◆ EXTRACTED INFORMATION
● ● ●

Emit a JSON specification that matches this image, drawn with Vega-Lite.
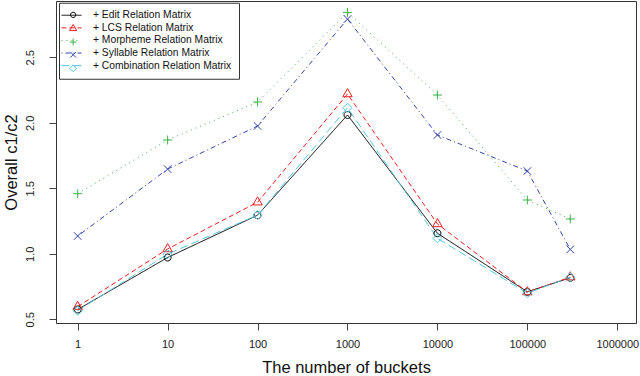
{
  "$schema": "https://vega.github.io/schema/vega-lite/v6.json",
  "width": 580,
  "height": 322,
  "autosize": {"type": "none"},
  "padding": {"left": 56, "top": 1, "right": 4, "bottom": 53},
  "background": "white",
  "config": {"view": {"stroke": "#333", "strokeWidth": 1}, "font": "Liberation Sans"},
  "data": {
    "values": [
      {"buckets": 1, "series": "+ Edit Relation Matrix", "value": 0.575},
      {"buckets": 10, "series": "+ Edit Relation Matrix", "value": 0.972},
      {"buckets": 100, "series": "+ Edit Relation Matrix", "value": 1.295},
      {"buckets": 1000, "series": "+ Edit Relation Matrix", "value": 2.06},
      {"buckets": 10000, "series": "+ Edit Relation Matrix", "value": 1.157},
      {"buckets": 100000, "series": "+ Edit Relation Matrix", "value": 0.71},
      {"buckets": 300000, "series": "+ Edit Relation Matrix", "value": 0.817},
      {"buckets": 1, "series": "+ LCS Relation Matrix", "value": 0.597},
      {"buckets": 10, "series": "+ LCS Relation Matrix", "value": 1.037},
      {"buckets": 100, "series": "+ LCS Relation Matrix", "value": 1.394},
      {"buckets": 1000, "series": "+ LCS Relation Matrix", "value": 2.22},
      {"buckets": 10000, "series": "+ LCS Relation Matrix", "value": 1.228},
      {"buckets": 100000, "series": "+ LCS Relation Matrix", "value": 0.708},
      {"buckets": 300000, "series": "+ LCS Relation Matrix", "value": 0.822},
      {"buckets": 1, "series": "+ Morpheme Relation Matrix", "value": 1.459},
      {"buckets": 10, "series": "+ Morpheme Relation Matrix", "value": 1.869},
      {"buckets": 100, "series": "+ Morpheme Relation Matrix", "value": 2.159},
      {"buckets": 1000, "series": "+ Morpheme Relation Matrix", "value": 2.843},
      {"buckets": 10000, "series": "+ Morpheme Relation Matrix", "value": 2.212},
      {"buckets": 100000, "series": "+ Morpheme Relation Matrix", "value": 1.411},
      {"buckets": 300000, "series": "+ Morpheme Relation Matrix", "value": 1.266},
      {"buckets": 1, "series": "+ Syllable Relation Matrix", "value": 1.136},
      {"buckets": 10, "series": "+ Syllable Relation Matrix", "value": 1.647},
      {"buckets": 100, "series": "+ Syllable Relation Matrix", "value": 1.976},
      {"buckets": 1000, "series": "+ Syllable Relation Matrix", "value": 2.792},
      {"buckets": 10000, "series": "+ Syllable Relation Matrix", "value": 1.907},
      {"buckets": 100000, "series": "+ Syllable Relation Matrix", "value": 1.632},
      {"buckets": 300000, "series": "+ Syllable Relation Matrix", "value": 1.034},
      {"buckets": 1, "series": "+ Combination Relation Matrix", "value": 0.566},
      {"buckets": 10, "series": "+ Combination Relation Matrix", "value": 0.998},
      {"buckets": 100, "series": "+ Combination Relation Matrix", "value": 1.296},
      {"buckets": 1000, "series": "+ Combination Relation Matrix", "value": 2.115},
      {"buckets": 10000, "series": "+ Combination Relation Matrix", "value": 1.118},
      {"buckets": 100000, "series": "+ Combination Relation Matrix", "value": 0.7},
      {"buckets": 300000, "series": "+ Combination Relation Matrix", "value": 0.822}
    ]
  },
  "encoding": {
    "x": {
      "field": "buckets",
      "type": "quantitative",
      "scale": {"type": "log", "domain": [0.574, 1614000], "nice": false},
      "axis": {
        "values": [1, 10, 100, 1000, 10000, 100000, 1000000],
        "format": "d",
        "title": "The number of buckets",
        "grid": false,
        "domain": false,
        "tickSize": 7,
        "tickColor": "#444",
        "labelFontSize": 11,
        "labelColor": "#222",
        "labelPadding": 8,
        "labelFont": "Liberation Sans",
        "labelFlush": false,
        "labelOverlap": false,
        "titleFontSize": 16.5,
        "titleFont": "Liberation Sans",
        "titleFontWeight": "normal",
        "titleColor": "#111",
        "titleBaseline": "alphabetic",
        "titleY": 49.5
      }
    },
    "y": {
      "field": "value",
      "type": "quantitative",
      "scale": {"domain": [0.472, 2.93], "nice": false, "zero": false},
      "axis": {
        "values": [0.5, 1, 1.5, 2, 2.5],
        "format": ".1f",
        "title": "Overall c1/c2",
        "grid": false,
        "domain": false,
        "tickSize": 7,
        "tickColor": "#444",
        "labelFontSize": 11,
        "labelColor": "#222",
        "labelFont": "Liberation Sans",
        "labelAngle": 270,
        "labelAlign": "center",
        "labelBaseline": "alphabetic",
        "labelPadding": 15.7,
        "labelFlush": false,
        "labelOverlap": false,
        "titleFontSize": 16.5,
        "titleFont": "Liberation Sans",
        "titleFontWeight": "normal",
        "titleColor": "#111",
        "titleAngle": 270,
        "titleAlign": "center",
        "titleBaseline": "alphabetic",
        "titleX": -40,
        "titleY": 161
      }
    }
  },
  "layer": [
    {
      "mark": {"type": "line", "strokeWidth": 1},
      "encoding": {
        "color": {
          "field": "series",
          "type": "nominal",
          "scale": {
            "domain": ["+ Edit Relation Matrix", "+ LCS Relation Matrix", "+ Morpheme Relation Matrix", "+ Syllable Relation Matrix", "+ Combination Relation Matrix"],
            "range": ["#000000", "#EE2222", "#3CB54A", "#3344AA", "#55C7E0"]
          },
          "legend": {
            "orient": "none",
            "legendX": 3,
            "legendY": 1.75,
            "title": null,
            "padding": 7,
            "fillColor": "white",
            "strokeColor": "#333",
            "symbolType": "M-2,0H2",
            "symbolSize": 100,
            "symbolStrokeWidth": 1,
            "labelFont": "Liberation Sans",
            "labelFontSize": 10.3,
            "labelColor": "#111",
            "labelOffset": 16,
            "labelLimit": 400,
            "rowPadding": 1.6
          }
        },
        "strokeDash": {
          "field": "series",
          "type": "nominal",
          "scale": {
            "domain": ["+ Edit Relation Matrix", "+ LCS Relation Matrix", "+ Morpheme Relation Matrix", "+ Syllable Relation Matrix", "+ Combination Relation Matrix"],
            "range": [[1, 0], [5, 3], [1, 4], [1, 3, 5, 3], [8, 4]]
          }
        }
      }
    },
    {
      "mark": {"type": "point", "filled": false, "size": 64, "strokeWidth": 1, "opacity": 1},
      "encoding": {
        "stroke": {
          "field": "series",
          "type": "nominal",
          "scale": {
            "domain": ["+ Edit Relation Matrix", "+ LCS Relation Matrix", "+ Morpheme Relation Matrix", "+ Syllable Relation Matrix", "+ Combination Relation Matrix", " "],
            "range": ["#000000", "#EE2222", "#3CB54A", "#3344AA", "#55C7E0", "transparent"]
          },
          "legend": {
            "orient": "none",
            "legendX": 5,
            "legendY": 1.75,
            "title": null,
            "padding": 7,
            "symbolSize": 36,
            "symbolStrokeWidth": 1,
            "labelFont": "Liberation Sans",
            "labelFontSize": 10.3,
            "labelColor": "transparent",
            "labelExpr": "' '",
            "labelOffset": 16,
            "labelLimit": 400,
            "rowPadding": 1.6
          }
        },
        "shape": {
          "field": "series",
          "type": "nominal",
          "scale": {
            "domain": ["+ Edit Relation Matrix", "+ LCS Relation Matrix", "+ Morpheme Relation Matrix", "+ Syllable Relation Matrix", "+ Combination Relation Matrix", " "],
            "range": [
              "M0.875,0A0.875,0.875 0 1,1 -0.875,0A0.875,0.875 0 1,1 0.875,0Z",
              "M0,-1.35L1.17,0.68L-1.17,0.68Z",
              "M-1.125,0H1.125M0,-1.125V1.125",
              "M-0.95,-0.95L0.95,0.95M-0.95,0.95L0.95,-0.95",
              "M0,-1.125L1.125,0L0,1.125L-1.125,0Z",
              "M0,0"
            ]
          }
        }
      }
    }
  ]
}
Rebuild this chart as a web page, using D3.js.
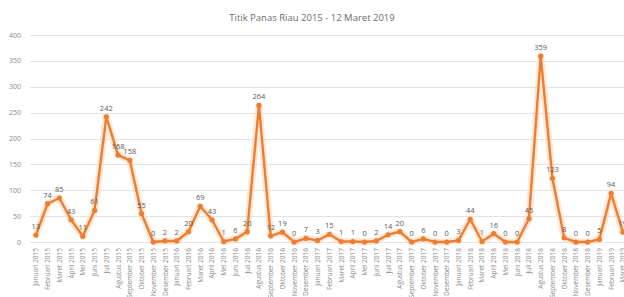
<!DOCTYPE html>
<html>
<head>
<meta charset="utf-8">
<script src="https://cdn.jsdelivr.net/npm/d3@7"></script>
<style>
  body { margin: 0; background: #fff; }
  svg { display: block; font-family: "Open Sans", "Liberation Sans", sans-serif; }
</style>
</head>
<body>
<script>
var title = "Titik Panas Riau 2015 - 12 Maret 2019";

var bulan = ["Januari", "Februari", "Maret", "April", "Mei", "Juni", "Juli",
             "Agustus", "September", "Oktober", "November", "Desember"];

var months = [];
[2015, 2016, 2017, 2018].forEach(function(y) {
  bulan.forEach(function(b) { months.push(b + " " + y); });
});
months.push("Januari 2019", "Februari 2019", "Maret 2019");

var hotspots = [
  13, 74, 85, 43, 11, 61, 242, 168, 158, 55, 0, 2,
  2, 20, 69, 43, 1, 6, 20, 264, 12, 19, 0, 7,
  3, 15, 1, 1, 0, 2, 14, 20, 0, 6, 0, 0,
  3, 44, 1, 16, 0, 0, 45, 359, 123, 8, 0, 0,
  5, 94, 19
];

var yTicks = [0, 50, 100, 150, 200, 250, 300, 350, 400];

var width = 624, height = 297;
var plotLeft = 30, plotTop = 35, plotBottom = 242;

var svg = d3.select("body").append("svg")
    .attr("width", width)
    .attr("height", height);

var x = d3.scaleBand()
    .domain(months)
    .range([plotLeft, plotLeft + 11.74 * months.length]);

var y = d3.scaleLinear()
    .domain([0, 400])
    .range([plotBottom, plotTop]);

function cx(d, i) { return x(months[i]) + x.bandwidth() / 2; }

svg.append("text")
    .attr("x", width / 2)
    .attr("y", 21)
    .attr("text-anchor", "middle")
    .attr("font-size", 9.5)
    .attr("fill", "#6b6b6b")
    .text(title);

// gridlines
svg.append("g")
  .selectAll("line")
  .data(yTicks)
  .enter().append("line")
    .attr("x1", plotLeft)
    .attr("x2", width)
    .attr("y1", function(d) { return Math.round(y(d)) + 0.5; })
    .attr("y2", function(d) { return Math.round(y(d)) + 0.5; })
    .attr("stroke", "#e3e3e3")
    .attr("stroke-width", 1);

svg.append("g")
  .selectAll("text")
  .data(yTicks)
  .enter().append("text")
    .attr("x", 21)
    .attr("y", function(d) { return y(d) + 2.5; })
    .attr("text-anchor", "end")
    .attr("font-size", 7)
    .attr("fill", "#8a8a8a")
    .text(function(d) { return d; });

// x labels
svg.append("g")
  .selectAll("text")
  .data(months)
  .enter().append("text")
    .attr("transform", function(d) {
      return "translate(" + (x(d) + x.bandwidth() / 2 + 2.5) + "," + 248 + ") rotate(-90)";
    })
    .attr("text-anchor", "end")
    .attr("font-size", 6.5)
    .attr("fill", "#8a8a8a")
    .text(function(d) { return d; });

var line = d3.line()
    .x(cx)
    .y(function(d) { return y(d); });

// glow
svg.append("path")
    .datum(hotspots)
    .attr("d", line)
    .attr("fill", "none")
    .attr("stroke", "#fbd9bd")
    .attr("stroke-opacity", 0.6)
    .attr("stroke-width", 7)
    .attr("stroke-linejoin", "round");

svg.append("path")
    .datum(hotspots)
    .attr("d", line)
    .attr("fill", "none")
    .attr("stroke", "#ed7d31")
    .attr("stroke-width", 2.4)
    .attr("stroke-linejoin", "round");

svg.append("g")
  .selectAll("circle")
  .data(hotspots)
  .enter().append("circle")
    .attr("cx", cx)
    .attr("cy", function(d) { return y(d); })
    .attr("r", 2.6)
    .attr("fill", "#ed7d31");

svg.append("g")
  .selectAll("text")
  .data(hotspots)
  .enter().append("text")
    .attr("x", cx)
    .attr("y", function(d) { return y(d) - 6; })
    .attr("text-anchor", "middle")
    .attr("font-size", 7.5)
    .attr("fill", "#5a5a5a")
    .text(function(d) { return d; });
</script>
</body>
</html>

● ● ●

◆ PROBLEM TO WORK ON
Find the word "this" in the records and pull out each line that has it.

◆ RESPONSE BELOW
Emit a JSON specification that matches this image, drawn with Vega-Lite.
Rebuild this chart as a web page, using D3.js.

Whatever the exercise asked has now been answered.